MANGUPURA – Masih ingat pernyataan pengamat kebijakan publik sekaligus dedengkot Yayasan Manikaya Kawuci, Nyoman Mardika bahwa demi masyarakat luas, DPRD Badung tolong stop “tuli bisu”? Informasi terbaru, akibat cubitan tersebut Mardika mengaku ditantang sejumlah pihak untuk berdiskusi, khususnya mengenai recofusing dan pergeseran anggaran senilai Rp 274.919.457.818,68 untuk penanganan pandemi Covid-19 di Bumi Keris.
Sayangnya, meski banyak yang menantang debat via online, hingga Selasa (2/6) tak satu pun yang terealisasi.
“Saya siap kapan pun. Karena masih dalam masa pandemi Covid-19, tentu via online menjadi pilihan terbaik. Akan sangat bagus apabila ini terwujud sehingga masyarakat Badung
bisa lebih transparan mengetahui kerja pihak eksekutif. Yang mau mengeluh kenapa hingga saat ini anggaran Rp 274 miliar itu belum turun bisa mengetahui dengan gamblang.
Tentang dugaan anggaran tersebut ditahan untuk kepentingan hajatan Pilkada Badung 2020 juga bisa ditanyakan langsung. Ini negara demokrasi. Kebebasan berpendapat dijamin oleh konstitusi, yakni UUD 1945,” ucapnya.
Disinggung soal pihak yang nantang debat, Mardika mensinyalir orang-orang yang dekat dengan eksekutif atau legislatif Badung.
“Ini bukan zaman Orde Baru di mana kebebasan dikekang. Mari bersuara demi kepentingan bersama. Bila sayang kepada pemerintah, kritik adalah salah satu upaya memperbaiki keadaan.
Kalau pemerintah salah terus kita memilih bungkam, itu tidak sayang namanya,” sambung pria berpenampilan sederhana itu.
Imbuhnya, jika wakil rakyat bungkam, rakyat berhak menegur pemerintah karena Indonesia menganut paham demokrasi.

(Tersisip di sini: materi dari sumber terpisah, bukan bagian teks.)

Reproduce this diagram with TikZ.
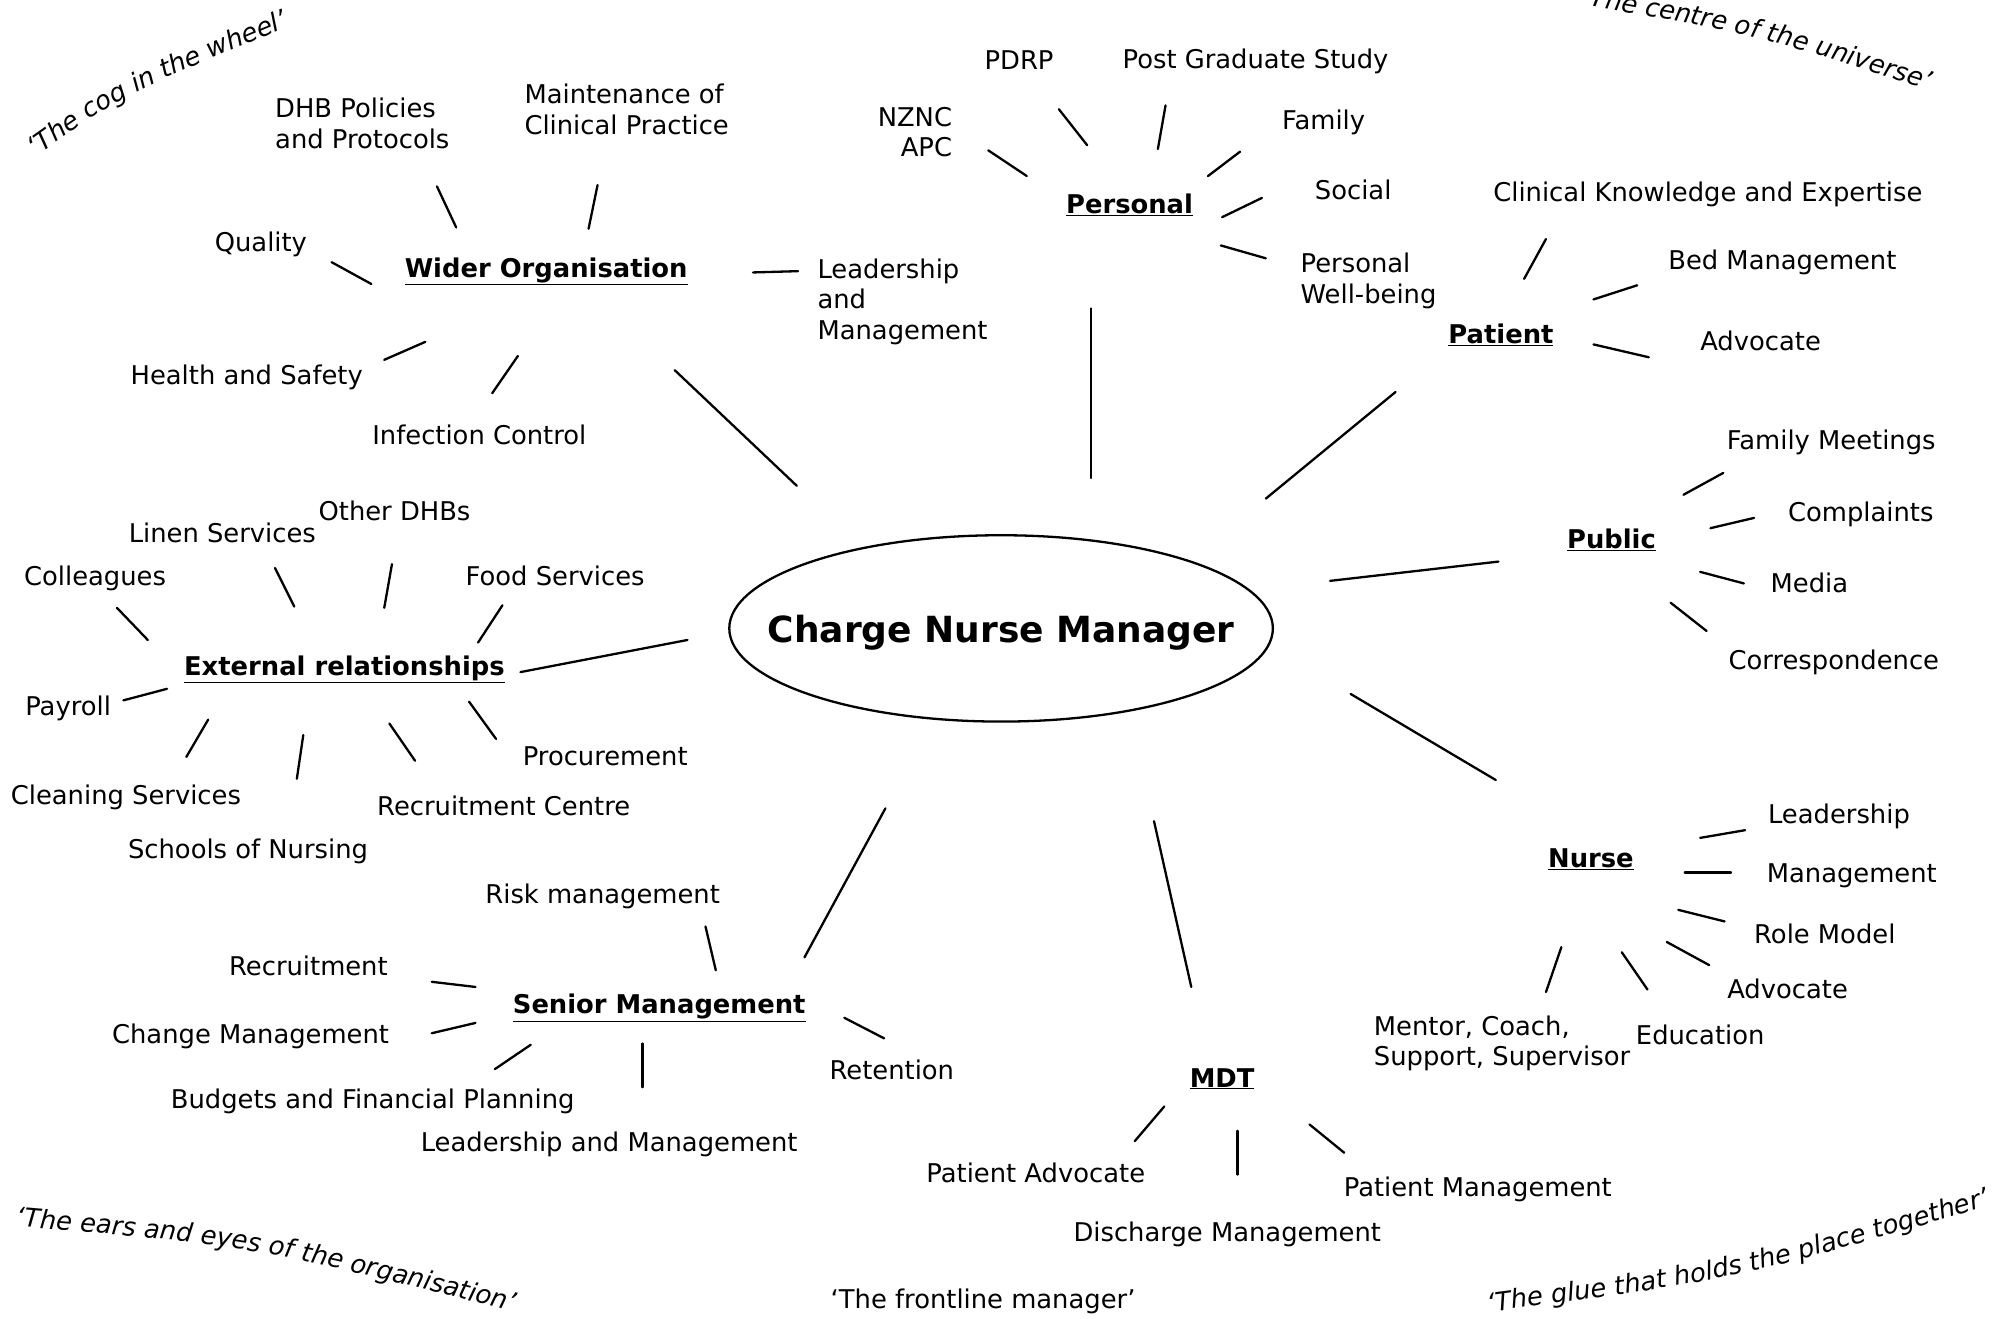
\documentclass[tikz,border=0pt]{standalone}
\usepackage{fontspec}
\setmainfont{DejaVu Sans}
\usetikzlibrary{decorations.text}
\newcommand\mmlink[3]{\coordinate (#1a) at (#2); \coordinate (#1b) at (#3); \draw[conn] (#1a) -- (#1b);}
\newcommand\quotefont{\fontsize{25.8}{30}\selectfont\itshape}
\begin{document}
\begin{tikzpicture}[x=1.285pt,y=-1.285pt,
  lbl/.style={inner sep=0pt, anchor=base, yshift=-2.5pt, font=\fontsize{25.8}{30.8}\selectfont},
  mlbl/.style={inner sep=0pt, font=\fontsize{25.8}{30.8}\selectfont},
  hub/.style={inner sep=0pt, anchor=base, yshift=-2.5pt, font=\fontsize{25.8}{30.8}\selectfont\bfseries},
  conn/.style={line width=2.3pt, line cap=round},
  curvetext/.style={decorate, decoration={text along path, text align=left, text={|\quotefont|#1}}}]
\useasboundingbox (0,0) rectangle (1568,1026);
\clip (0,0) rectangle (1568,1026);

% centre
\node[inner sep=0pt, text depth=0pt, font=\fontsize{36}{40}\selectfont\bfseries] (cnm) at (779,489) {Charge Nurse Manager};
\draw[conn] (cnm.center) ellipse [x radius=211.5, y radius=72.5];

% hubs
\node[hub] (wo) at (425,214) {\underline{Wider Organisation}};
\node[hub] (pers) at (879,164) {\underline{Personal}};
\node[hub] (pat) at (1168,265) {\underline{Patient}};
\node[hub] (pub) at (1254,425) {\underline{Public}};
\node[hub] (nurse) at (1238,673) {\underline{Nurse}};
\node[hub] (mdt) at (951,844) {\underline{MDT}};
\node[hub] (sm) at (513,787) {\underline{Senior Management}};
\node[hub] (ext) at (268,524) {\underline{External relationships}};

% spokes
\mmlink{s1}{525,288}{620,378}
\mmlink{s2}{849,240}{849,372}
\mmlink{s3}{1086,305}{985,388}
\mmlink{s4}{1166,437}{1035,452}
\mmlink{s5}{1051,540}{1164,607}
\mmlink{s6}{898,639}{927,768}
\mmlink{s7}{689,629}{626,745}
\mmlink{s8}{535,498}{405,523}

% Wider Organisation
\node[mlbl, anchor=north west, align=left] (dhb) at (214,76) {DHB Policies\\and Protocols};
\node[mlbl, anchor=north west, align=left] (mcp) at (408,65) {Maintenance of\\Clinical Practice};
\node[lbl] (quality) at (203,194) {Quality};
\node[lbl] (hs) at (192,297) {Health and Safety};
\node[lbl] (ic) at (373,344) {Infection Control};
\node[mlbl, anchor=north west, align=left] (lam) at (636,201) {Leadership\\and\\Management};
\mmlink{w1}{340,145}{355,177}
\mmlink{w2}{465,144}{458,178}
\mmlink{w3}{258,204}{289,221}
\mmlink{w4}{299,280}{331,266}
\mmlink{w5}{383,306}{403,277}
\mmlink{w6}{586,212}{621,211}

% Personal
\node[lbl] (pdrp) at (793,52) {PDRP};
\node[lbl] (pgs) at (977,51) {Post Graduate Study};
\node[mlbl, anchor=north east, align=right] (nznc) at (741,83) {NZNC\\APC};
\node[lbl] (family) at (1030,99) {Family};
\node[lbl] (social) at (1053,153) {Social};
\node[mlbl, anchor=north west, align=left] (pwb) at (1012,197) {Personal\\Well-being};
\mmlink{p1}{824,85}{846,113}
\mmlink{p2}{907,82}{901,116}
\mmlink{p3}{769,117}{799,137}
\mmlink{p4}{965,118}{940,137}
\mmlink{p5}{982,154}{951,169}
\mmlink{p6}{950,191}{985,201}

% Patient
\node[lbl] (cke) at (1329,155) {Clinical Knowledge and Expertise};
\node[lbl] (bed) at (1387,208) {Bed Management};
\node[lbl] (advp) at (1370,271) {Advocate};
\mmlink{a1}{1203,186}{1186,217}
\mmlink{a2}{1274,222}{1240,233}
\mmlink{a3}{1240,268}{1283,278}

% Public
\node[lbl] (fm) at (1425,348) {Family Meetings};
\node[lbl] (compl) at (1448,404) {Complaints};
\node[lbl] (media) at (1408,459) {Media};
\node[lbl] (corr) at (1427,519) {Correspondence};
\mmlink{u1}{1341,368}{1310,385}
\mmlink{u2}{1365,403}{1331,411}
\mmlink{u3}{1323,445}{1357,454}
\mmlink{u4}{1300,469}{1328,491}

% Nurse
\node[lbl] (nlead) at (1431,639) {Leadership};
\node[lbl] (nmgmt) at (1441,685) {Management};
\node[lbl] (role) at (1420,732) {Role Model};
\node[lbl] (nadv) at (1391,775) {Advocate};
\node[lbl] (edu) at (1323,811) {Education};
\node[mlbl, anchor=north west, align=left] (mentor) at (1069,790) {Mentor, Coach,\\Support, Supervisor};
\mmlink{n1}{1358,646}{1323,652}
\mmlink{n2}{1311,679}{1347,679}
\mmlink{n3}{1306,708}{1342,717}
\mmlink{n4}{1297,733}{1330,751}
\mmlink{n5}{1262,741}{1282,770}
\mmlink{n6}{1215,737}{1203,772}

% MDT
\node[lbl] (padv) at (806,918) {Patient Advocate};
\node[lbl] (dis) at (955,964) {Discharge Management};
\node[lbl] (pmgmt) at (1150,929) {Patient Management};
\mmlink{m1}{906,861}{883,888}
\mmlink{m2}{963,880}{963,914}
\mmlink{m3}{1019,875}{1046,897}

% Senior Management
\node[lbl] (risk) at (469,701) {Risk management};
\node[lbl] (recr) at (240,757) {Recruitment};
\node[lbl] (chg) at (195,810) {Change Management};
\node[lbl] (bud) at (290,861) {Budgets and Financial Planning};
\node[lbl] (slm) at (474,894) {Leadership and Management};
\node[lbl] (ret) at (694,838) {Retention};
\mmlink{r1}{549,721}{557,755}
\mmlink{r2}{336,764}{370,768}
\mmlink{r3}{336,804}{370,796}
\mmlink{r4}{385,832}{413,813}
\mmlink{r5}{500,812}{500,846}
\mmlink{r6}{657,792}{688,808}

% External relationships
\node[lbl] (coll) at (74,454) {Colleagues};
\node[lbl] (linen) at (173,420) {Linen Services};
\node[lbl] (other) at (307,403) {Other DHBs};
\node[lbl] (food) at (432,454) {Food Services};
\node[lbl] (payroll) at (53,555) {Payroll};
\node[lbl] (clean) at (98,624) {Cleaning Services};
\node[lbl] (school) at (193,666) {Schools of Nursing};
\node[lbl] (rc) at (392,633) {Recruitment Centre};
\node[lbl] (proc) at (471,594) {Procurement};
\mmlink{e1}{91,473}{115,498}
\mmlink{e2}{214,442}{229,472}
\mmlink{e3}{305,439}{299,473}
\mmlink{e4}{391,471}{372,500}
\mmlink{e5}{96,545}{130,536}
\mmlink{e6}{162,560}{145,589}
\mmlink{e7}{236,572}{231,606}
\mmlink{e8}{303,563}{323,592}
\mmlink{e9}{365,546}{386,575}

% quotes
\node[lbl] (front) at (765,1016) {‘The frontline manager’};
\path[curvetext={‘The cog in the wheel’}] (28,122) .. controls (95,74) .. (250,10);
\path[curvetext={‘The centre of the universe’}] (1230,3) .. controls (1380,30) .. (1530,80);
\path[curvetext={‘The ears and eyes of the organisation’}] (12,954) .. controls (200,970) .. (420,1026);
\path[curvetext={‘The glue that holds the place together’}] (1158,1021) .. controls (1350,996) .. (1570,932);
\end{tikzpicture}
\end{document}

“Misalnya ada yang tidak beres terkait penyaluran BLT pemerintah pusat di kabupaten/kota se-Bali, kita berhak bersuara,” sambungnya.

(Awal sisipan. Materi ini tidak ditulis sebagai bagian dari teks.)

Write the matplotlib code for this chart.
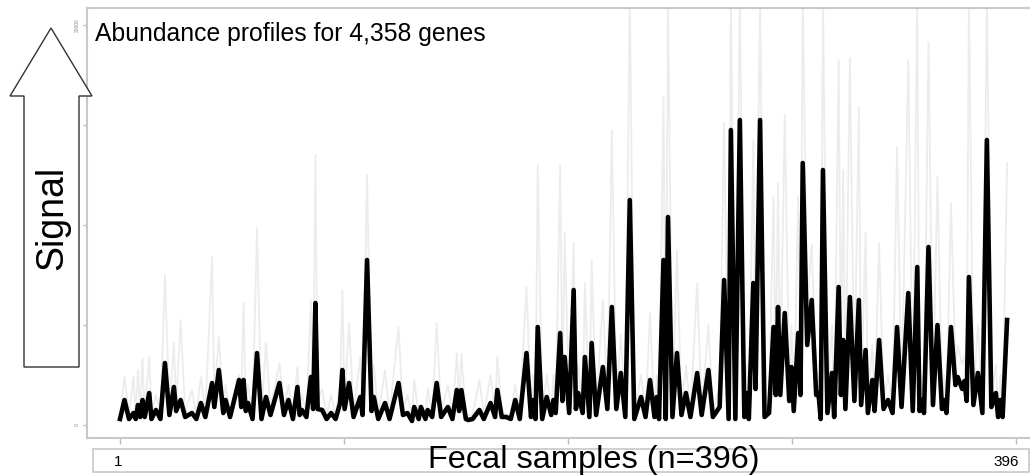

Terkait status Pemerintah Kabupaten Badung yang mendapat opini “tertinggi” Wajar Tanpa Pengecualian (WTP) dari BPK atas audit Laporan Keuangan Pemerintah Daerah (LKPD) lima kali beruntun, Mardika menyebut capaian tersebut patut dipuji.

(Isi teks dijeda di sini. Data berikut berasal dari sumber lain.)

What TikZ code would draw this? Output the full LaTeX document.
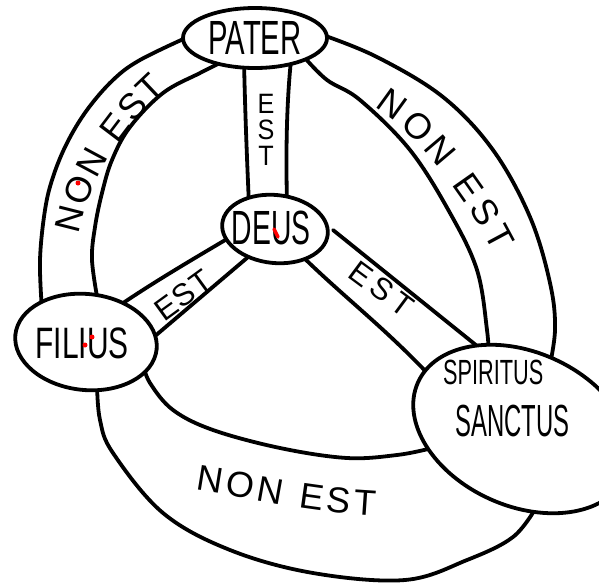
\documentclass[tikz,border=0pt]{standalone}
\usepackage{fontspec}
\usepackage{graphicx}
\setmainfont{Liberation Sans}
\usetikzlibrary{shapes.geometric,backgrounds,decorations.text}
\newcommand\hw[3]{\scalebox{#2}[1]{\fontsize{#1}{#1}\selectfont #3}}
\newcommand\zb[1]{\makebox[0pt]{\raisebox{-.5\height}[0pt][0pt]{#1}}}
\newcommand\bandfont{\fontsize{36}{36}\selectfont}
\newcommand\estfont{\fontsize{31}{31}\selectfont}
\begin{document}
\begin{tikzpicture}[x=1pt,y=-1pt,
  ink/.style={line width=3.8pt,line cap=round,line join=round},
  oval/.style={ellipse,draw,ink,fill=white,inner sep=0pt},
  lbl/.style={inner sep=0pt},
  arclabel/.style={decorate,decoration={text along path,text align=fit to path,
     text={|\bandfont|#1}}},
  estlabel/.style={decorate,decoration={text along path,text align=fit to path,
     text={|\estfont|#1}}},
  redmark/.style={red,fill=red}]
\useasboundingbox (0,0) rectangle (599,584);

% persons and God
\node[oval,minimum width=144pt,minimum height=60pt] (pater) at (255,38) {\zb{\hw{48}{0.61}{PATER}}};
\node[oval,minimum width=106pt,minimum height=68pt,rotate=-6] (deus) at (275,229) {};
\node[lbl] (deustext) at (271,228) {\zb{\hw{48}{0.59}{DEUS}}};
\node[oval,minimum width=142pt,minimum height=96pt,rotate=-6] (filius) at (86,342) {};
\node[lbl] (filiustext) at (82,343) {\zb{\hw{44}{0.68}{FILIUS}}};
\node[oval,minimum width=228pt,minimum height=154pt,rotate=-24] (spiritus) at (522,429) {};
\node[lbl,align=left,anchor=north west,font=\fontsize{35}{52}\selectfont] (spiritustext) at (443,360)
  {\hw{35}{0.62}{SPIRITUS}\\\hspace*{12pt}\hw{45}{0.53}{SANCTUS}};

% end points
\coordinate (pdla) at (244,60);  \coordinate (pdlb) at (249,205);
\coordinate (pdra) at (291,60);  \coordinate (pdrb) at (287,204);
\coordinate (dfua) at (232,236); \coordinate (dfub) at (110,312);
\coordinate (dfla) at (254,252); \coordinate (dflb) at (148,342);
\coordinate (dsua) at (333,230); \coordinate (dsub) at (492,358);
\coordinate (dsla) at (302,256); \coordinate (dslb) at (432,378);
\coordinate (pfoa) at (190,36);  \coordinate (pfob) at (42,310);
\coordinate (pfia) at (226,60);  \coordinate (pfib) at (98,302);
\coordinate (psoa) at (320,34);  \coordinate (psob) at (548,374);
\coordinate (psia) at (305,58);  \coordinate (psib) at (489,360);
\coordinate (fsoa) at (97,384);  \coordinate (fsob) at (537,506);
\coordinate (fsia) at (143,364); \coordinate (fsib) at (428,449);

\begin{scope}[on background layer]
  \fill[white] (0,0) rectangle (599,584);
  % Pater - Deus
  \draw[ink] (pdla) .. controls (245,110) and (247,160) .. (pdlb);
  \draw[ink] (pdra) .. controls (286,110) and (286,160) .. (pdrb);
  % Deus - Filius
  \draw[ink] (dfua) .. controls (195,258) and (150,284) .. (dfub);
  \draw[ink] (dfla) -- (dflb);
  % Deus - Spiritus
  \draw[ink] (dsua) -- (dsub);
  \draw[ink] (dsla) .. controls (345,298) and (385,328) .. (dslb);
  % Pater - Filius
  \draw[ink] plot[smooth,tension=0.6] coordinates {(pfoa) (140,60) (113,80) (87,110) (67,143) (53,177) (45,210) (40,260) (pfob)};
  \draw[ink] plot[smooth,tension=0.6] coordinates {(pfia) (200,73) (163,93) (130,127) (112,160) (102,193) (95,227) (92,260) (pfib)};
  % Pater - Spiritus
  \draw[ink] plot[smooth,tension=0.6] coordinates {(psoa) (377,57) (443,97) (493,150) (530,217) (550,283) (555,330) (psob)};
  \draw[ink] plot[smooth,tension=0.6] coordinates {(psia) (327,80) (360,100) (410,150) (450,213) (477,270) (487,330) (psib)};
  % Filius - Spiritus
  \draw[ink] plot[smooth,tension=0.6] coordinates {(fsoa) (100,420) (113,453) (163,513) (230,550) (313,573) (405,580) (467,560) (513,537) (fsob)};
  \draw[ink] plot[smooth,tension=0.6] coordinates {(fsia) (150,383) (173,410) (213,430) (280,448) (347,458) (397,455) (fsib)};
\end{scope}

% labels on the bands
\node[lbl,align=center,font=\fontsize{28}{26}\selectfont] (est1) at (266,130)
  {\hw{28}{0.9}{E}\\\hw{28}{0.9}{S}\\\hw{28}{0.9}{T}};
\path[estlabel={EST}] (164,322) -- (215,285);
\path[estlabel={EST}] (346,276) -- (404,319);
\path[arclabel={NON EST}] (79,235) .. controls (88,190) and (110,140) .. (167,89);
\path[arclabel={NON EST}] (374,107) .. controls (418,132) and (472,208) .. (494,253);
\path[arclabel={NON EST}] (195,490) .. controls (250,498) and (300,512) .. (375,516);

% red marks
\draw[red,line width=3.5pt,line cap=round] (274,229) -- (278,237);
\fill[redmark] (92,337) circle (2.5pt);
\fill[redmark] (85,345) circle (2.5pt);
\fill[redmark] (78,183) circle (2.5pt);
\end{tikzpicture}
\end{document}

Namun, tidak lantas membuat Pemkab Badung tak boleh dikritik atas kinerja pihak eksekutif, khususnya eksekusi anggaran penanganan Covid-19 senilai Rp 274.919.457.818,68.
Dengan kata lain, wakil rakyat diharapkan “serius” menjadi corong rakyat. Bahkan Mardika menegaskan predikat Wajar Tanpa Pengecualian (WTP) yang diraih tak lantas memposisikan institusi terkait bebas korupsi atau bersih.
Buktinya, tegas Mardika sebelum ditangkap Komisi Pemberantasan Korupsi (KPK), Bupati Purbalingga, Tasdi juga mencatatkan prestasi WTP bagi daerah yang dipimpinnya.
Tasdi juga mendulang prestasi gemilang, yakni 20 Rekor Muri. “Meraih WTP, tapi ternyata korupsi. Ini bukti nyata bahwa predikat WTP tak lantas berarti sebuah daerah “bersih”.
Oleh karena itu, wakil rakyat tak boleh tuli dan bisu. Tetap harus bersuara demi rakyat,” ungkapnya ditemui langsung Radarbali.id.
Sebagaimana diberitakan sebelumnya, Mardika menyebut hegemoni Bupati Badung I Nyoman Giri Prasta yang terlampau kuat. Imbasnya segala kebijakan sang bupati berjalan mulus tanpa cacatan.
DPRD Badung tidak maksimal menjalankan perannya sesuai peraturan dan perundang-undangan yang berlaku. Peran check and balance tidak maksimal dijalankan di Badung.